Liturgia del disprezzo. Volodine e l’allegoria di un presunto presente

Recensione di Martino Ciano. In copertina: “Liturgia del disprezzo” di Antoine Volodine, traduzione di Anna D’Elia, 66thand2nd
“Liturgia del disprezzo” racconta di un lungo interrogatorio che il protagonista intraprende prima di tutto con sé stesso. Chiuso in uno scantinato, davanti a un temibile inquisitore che lo accusa di spionaggio, egli scende tra i suoi ricordi, tra le sue sembianze multiformi, in ciò che ha messo radici nelle profondità dell’anima.
Sospeso tra fantascienza e onirico, Antoine Volodine ci trasporta in un’epoca post-apocalittica, su un pianeta Terra abitato da creature aliene che combattono tra loro. Tra sciamanesimo, realismo magico e tecnocrazia ogni cosa si ricolloca all’interno di un nuovo ordine. Dapprima, un romanzo del genere spiazza e confonde, ma per poco. Infatti, lo scrittore francese ci metterà una bussola in mano e ci lascerà esplorare in pace i luoghi, con lo scopo di ammaliarci.

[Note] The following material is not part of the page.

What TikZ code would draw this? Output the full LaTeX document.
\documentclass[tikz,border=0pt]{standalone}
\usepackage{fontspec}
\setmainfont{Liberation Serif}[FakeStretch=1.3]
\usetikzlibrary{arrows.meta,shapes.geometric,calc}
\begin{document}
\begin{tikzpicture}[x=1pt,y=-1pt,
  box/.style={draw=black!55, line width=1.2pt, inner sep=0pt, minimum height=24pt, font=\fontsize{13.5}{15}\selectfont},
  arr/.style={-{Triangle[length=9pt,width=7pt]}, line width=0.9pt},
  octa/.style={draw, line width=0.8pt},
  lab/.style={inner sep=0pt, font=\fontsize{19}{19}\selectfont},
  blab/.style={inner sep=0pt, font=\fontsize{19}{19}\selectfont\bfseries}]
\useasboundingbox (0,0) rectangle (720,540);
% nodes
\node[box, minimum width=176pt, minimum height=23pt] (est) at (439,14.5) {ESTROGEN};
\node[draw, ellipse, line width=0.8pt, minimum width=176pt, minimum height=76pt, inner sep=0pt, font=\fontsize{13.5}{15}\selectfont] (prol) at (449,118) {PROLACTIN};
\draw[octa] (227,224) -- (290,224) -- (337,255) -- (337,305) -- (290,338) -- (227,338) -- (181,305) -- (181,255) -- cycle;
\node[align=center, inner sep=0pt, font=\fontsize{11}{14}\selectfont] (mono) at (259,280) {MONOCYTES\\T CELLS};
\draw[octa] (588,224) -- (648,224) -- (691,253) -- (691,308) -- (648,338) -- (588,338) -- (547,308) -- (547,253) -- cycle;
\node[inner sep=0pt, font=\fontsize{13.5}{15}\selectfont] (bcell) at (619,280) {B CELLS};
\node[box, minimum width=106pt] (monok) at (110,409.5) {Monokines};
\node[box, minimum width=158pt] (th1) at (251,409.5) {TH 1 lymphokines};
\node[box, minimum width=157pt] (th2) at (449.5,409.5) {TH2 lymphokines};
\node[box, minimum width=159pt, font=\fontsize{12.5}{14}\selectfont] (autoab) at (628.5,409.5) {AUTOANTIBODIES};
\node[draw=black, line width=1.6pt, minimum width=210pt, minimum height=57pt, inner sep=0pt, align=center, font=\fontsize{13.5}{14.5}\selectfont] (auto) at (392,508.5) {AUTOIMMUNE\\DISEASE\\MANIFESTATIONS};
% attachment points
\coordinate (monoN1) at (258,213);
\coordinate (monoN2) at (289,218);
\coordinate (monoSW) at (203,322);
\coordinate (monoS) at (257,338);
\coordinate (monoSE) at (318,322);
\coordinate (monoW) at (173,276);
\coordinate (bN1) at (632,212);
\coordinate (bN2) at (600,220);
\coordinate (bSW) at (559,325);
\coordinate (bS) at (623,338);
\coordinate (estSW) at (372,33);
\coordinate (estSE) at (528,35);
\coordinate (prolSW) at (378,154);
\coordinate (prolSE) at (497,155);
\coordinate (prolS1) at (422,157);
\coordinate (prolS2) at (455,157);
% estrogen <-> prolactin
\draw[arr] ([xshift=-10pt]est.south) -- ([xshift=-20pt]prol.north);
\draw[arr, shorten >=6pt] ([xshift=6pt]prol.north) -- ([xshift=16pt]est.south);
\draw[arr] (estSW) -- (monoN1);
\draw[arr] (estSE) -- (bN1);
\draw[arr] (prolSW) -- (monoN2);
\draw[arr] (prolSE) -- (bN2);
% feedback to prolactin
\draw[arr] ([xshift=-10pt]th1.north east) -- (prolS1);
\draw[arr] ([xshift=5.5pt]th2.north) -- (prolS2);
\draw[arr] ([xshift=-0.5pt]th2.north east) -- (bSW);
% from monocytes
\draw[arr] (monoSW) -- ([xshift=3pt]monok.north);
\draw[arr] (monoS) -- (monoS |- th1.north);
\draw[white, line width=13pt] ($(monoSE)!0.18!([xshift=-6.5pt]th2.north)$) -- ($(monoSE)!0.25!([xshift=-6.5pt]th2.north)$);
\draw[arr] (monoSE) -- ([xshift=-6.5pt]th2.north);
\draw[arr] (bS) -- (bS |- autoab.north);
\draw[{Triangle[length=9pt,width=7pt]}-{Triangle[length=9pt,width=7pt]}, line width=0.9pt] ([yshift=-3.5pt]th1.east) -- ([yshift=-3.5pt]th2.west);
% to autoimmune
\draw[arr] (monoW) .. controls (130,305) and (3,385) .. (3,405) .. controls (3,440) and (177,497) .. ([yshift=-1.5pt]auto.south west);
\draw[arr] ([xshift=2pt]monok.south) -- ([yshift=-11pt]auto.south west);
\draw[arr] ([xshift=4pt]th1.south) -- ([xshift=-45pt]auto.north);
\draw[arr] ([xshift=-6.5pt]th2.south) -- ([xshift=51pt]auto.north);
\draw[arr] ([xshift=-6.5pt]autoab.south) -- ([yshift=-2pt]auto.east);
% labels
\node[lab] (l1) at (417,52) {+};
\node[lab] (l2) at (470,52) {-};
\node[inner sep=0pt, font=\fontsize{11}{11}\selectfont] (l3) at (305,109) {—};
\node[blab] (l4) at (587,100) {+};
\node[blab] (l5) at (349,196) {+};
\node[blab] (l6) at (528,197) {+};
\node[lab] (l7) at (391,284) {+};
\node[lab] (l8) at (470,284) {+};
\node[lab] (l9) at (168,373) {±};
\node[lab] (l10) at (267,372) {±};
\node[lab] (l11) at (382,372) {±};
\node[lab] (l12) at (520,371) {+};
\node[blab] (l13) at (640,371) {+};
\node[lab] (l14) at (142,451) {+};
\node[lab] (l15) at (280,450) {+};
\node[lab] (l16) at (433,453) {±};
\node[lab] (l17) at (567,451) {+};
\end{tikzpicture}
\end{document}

“Liturgia del disprezzo” fu pubblicato nel 1987, da poco è arrivato in Italia. Man mano che ci addentreremo in questa crudele storia, riconosceremo qualcosa del nostro mondo, una serie di riti che ci appartengono e che sono parte della nostra specie. Capiremo che qui la fantascienza serve solo per costruire una allegoria; senza saperlo ci ritroveremo a essere “post-esotici”.
Ma cos’è il post-esotismo? Non è un genere, ma qualcosa che supera ogni corrente. Volodine lo ha pensato, lo ha architettato e lo ha camuffato tra le categorie del pensiero. Lui scrive dai margini, guidato da uno spirito anarcoide. In epoca Covid-19 lessi il suo “Il post-esotismo in dieci lezioni, lezione undicesima”; fu il mio primo approccio con i suoi libri, poi, pian piano, arrivai ai romanzi, ma so che il meglio deve ancora venire.

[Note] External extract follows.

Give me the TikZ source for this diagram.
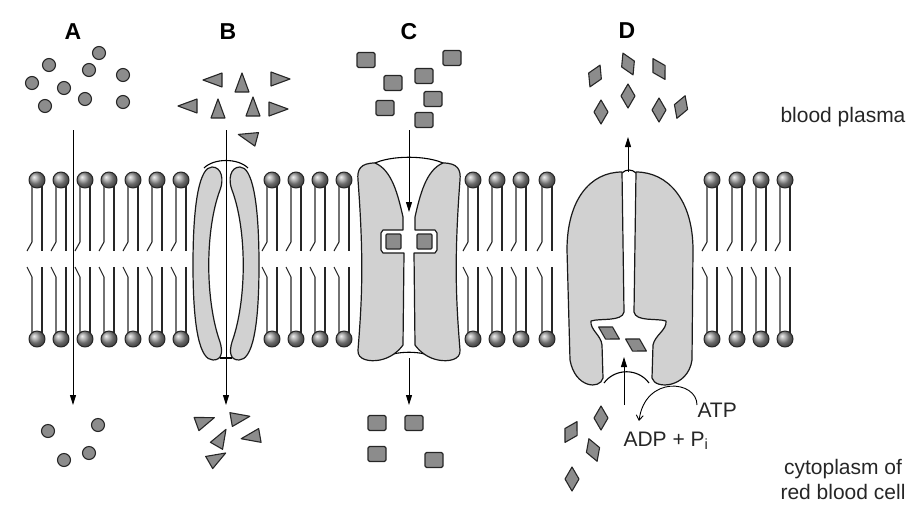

“Liturgia del disprezzo” non rientra in questo filone, precede ma non per questo è meno interessante, visto e considerato che qui “incomincia a prendere vita il fuoco rimasto sotto le ceneri”. E allora, questi mutanti suddivisi in tribù ed etnie in perenne guerra, in continua lotta per la conquista di un pianeta allo sbando, custodi di contraddizioni, incapaci di saper riconoscere cosa sia davvero giusto da cosa sia irrevocabilmente sbagliato, somigliano a noi in tutto e per tutto.
Sono anche loro creature in cerca di redenzione, spaesate davanti a una vita colma di insensatezza. Come noi, pure loro non sanno perché esistono e si chiedono quale sia il principio e quale la fine. Non v’è né scopo né tema tra queste pagine, solo una catastrofe individuale e mondiale che sa di “eterno ritorno”.
Insomma, leggere Volodine è attraversare fisicamente e metafisicamente uno dei tanti mondi possibili. “Liturgia del disprezzo” apre per me un balletto tra le opere dello scrittore francese, spero che inciti la stessa reazione in voi.